---------- RAW DATA

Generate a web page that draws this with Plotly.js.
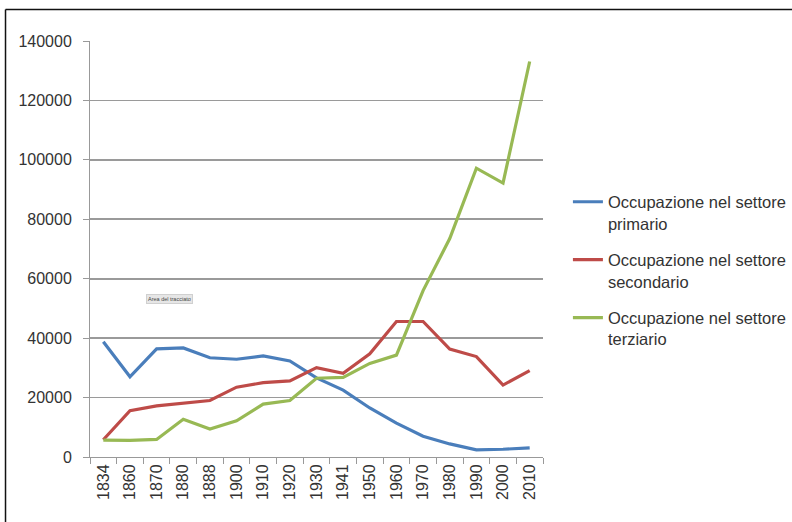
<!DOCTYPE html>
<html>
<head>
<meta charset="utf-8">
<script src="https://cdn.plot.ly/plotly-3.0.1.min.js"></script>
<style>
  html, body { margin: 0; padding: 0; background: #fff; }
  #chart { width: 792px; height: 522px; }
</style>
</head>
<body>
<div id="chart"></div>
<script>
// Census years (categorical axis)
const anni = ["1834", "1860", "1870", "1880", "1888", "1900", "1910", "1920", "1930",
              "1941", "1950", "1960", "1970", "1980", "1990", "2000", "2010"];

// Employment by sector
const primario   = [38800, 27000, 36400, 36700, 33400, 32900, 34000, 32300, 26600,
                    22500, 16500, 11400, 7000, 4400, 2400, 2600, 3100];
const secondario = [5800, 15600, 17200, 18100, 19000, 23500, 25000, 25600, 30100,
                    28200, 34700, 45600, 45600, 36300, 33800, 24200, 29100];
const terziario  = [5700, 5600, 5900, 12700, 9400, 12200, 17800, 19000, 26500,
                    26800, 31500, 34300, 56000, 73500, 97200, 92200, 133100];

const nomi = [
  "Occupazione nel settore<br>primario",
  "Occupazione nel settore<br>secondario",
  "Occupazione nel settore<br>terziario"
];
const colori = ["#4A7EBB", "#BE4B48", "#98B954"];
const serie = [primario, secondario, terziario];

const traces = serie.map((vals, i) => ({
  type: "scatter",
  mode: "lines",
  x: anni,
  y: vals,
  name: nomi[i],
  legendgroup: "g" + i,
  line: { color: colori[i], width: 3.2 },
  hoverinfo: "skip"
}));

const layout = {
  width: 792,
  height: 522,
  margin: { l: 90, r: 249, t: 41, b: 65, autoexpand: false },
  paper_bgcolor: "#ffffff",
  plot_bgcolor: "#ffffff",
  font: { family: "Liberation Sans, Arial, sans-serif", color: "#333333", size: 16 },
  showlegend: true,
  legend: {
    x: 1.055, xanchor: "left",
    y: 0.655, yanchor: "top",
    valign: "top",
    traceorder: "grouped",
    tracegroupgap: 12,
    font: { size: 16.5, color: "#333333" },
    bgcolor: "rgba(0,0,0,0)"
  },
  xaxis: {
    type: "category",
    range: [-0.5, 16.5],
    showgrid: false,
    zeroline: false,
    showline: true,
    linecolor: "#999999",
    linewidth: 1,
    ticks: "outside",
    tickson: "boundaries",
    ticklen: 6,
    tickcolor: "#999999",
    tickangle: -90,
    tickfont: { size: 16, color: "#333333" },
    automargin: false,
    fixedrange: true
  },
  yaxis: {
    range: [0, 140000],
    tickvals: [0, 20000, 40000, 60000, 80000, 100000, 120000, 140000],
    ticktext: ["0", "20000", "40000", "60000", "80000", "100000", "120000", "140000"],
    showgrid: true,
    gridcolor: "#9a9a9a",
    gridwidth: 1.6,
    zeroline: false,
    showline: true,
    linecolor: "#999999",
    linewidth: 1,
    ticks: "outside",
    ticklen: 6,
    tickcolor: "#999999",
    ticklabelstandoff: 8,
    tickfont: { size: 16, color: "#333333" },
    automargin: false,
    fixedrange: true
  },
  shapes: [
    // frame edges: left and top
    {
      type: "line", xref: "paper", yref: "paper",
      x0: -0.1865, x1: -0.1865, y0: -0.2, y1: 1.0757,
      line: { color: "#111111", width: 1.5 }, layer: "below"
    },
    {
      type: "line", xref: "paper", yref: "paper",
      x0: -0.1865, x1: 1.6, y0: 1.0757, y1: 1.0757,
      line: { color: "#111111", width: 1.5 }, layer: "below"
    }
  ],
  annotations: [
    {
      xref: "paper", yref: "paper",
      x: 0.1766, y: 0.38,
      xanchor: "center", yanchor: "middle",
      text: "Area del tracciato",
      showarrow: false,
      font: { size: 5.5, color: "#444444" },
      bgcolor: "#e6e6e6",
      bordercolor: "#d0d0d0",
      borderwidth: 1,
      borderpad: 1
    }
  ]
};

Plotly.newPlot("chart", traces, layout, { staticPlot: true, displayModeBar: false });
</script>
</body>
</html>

--------------------

_EXERCISE DESCRIPTION_
Without the pictures, return the listing above from its first line through the line that has "26800, 31500, 34300, 56000, 73500, 97200, 92200, 133100];".

_SOLUTION TO THIS PROBLEM_
Generate a web page that draws this with Plotly.js.
<!DOCTYPE html>
<html>
<head>
<meta charset="utf-8">
<script src="https://cdn.plot.ly/plotly-3.0.1.min.js"></script>
<style>
  html, body { margin: 0; padding: 0; background: #fff; }
  #chart { width: 792px; height: 522px; }
</style>
</head>
<body>
<div id="chart"></div>
<script>
// Census years (categorical axis)
const anni = ["1834", "1860", "1870", "1880", "1888", "1900", "1910", "1920", "1930",
              "1941", "1950", "1960", "1970", "1980", "1990", "2000", "2010"];

// Employment by sector
const primario   = [38800, 27000, 36400, 36700, 33400, 32900, 34000, 32300, 26600,
                    22500, 16500, 11400, 7000, 4400, 2400, 2600, 3100];
const secondario = [5800, 15600, 17200, 18100, 19000, 23500, 25000, 25600, 30100,
                    28200, 34700, 45600, 45600, 36300, 33800, 24200, 29100];
const terziario  = [5700, 5600, 5900, 12700, 9400, 12200, 17800, 19000, 26500,
                    26800, 31500, 34300, 56000, 73500, 97200, 92200, 133100];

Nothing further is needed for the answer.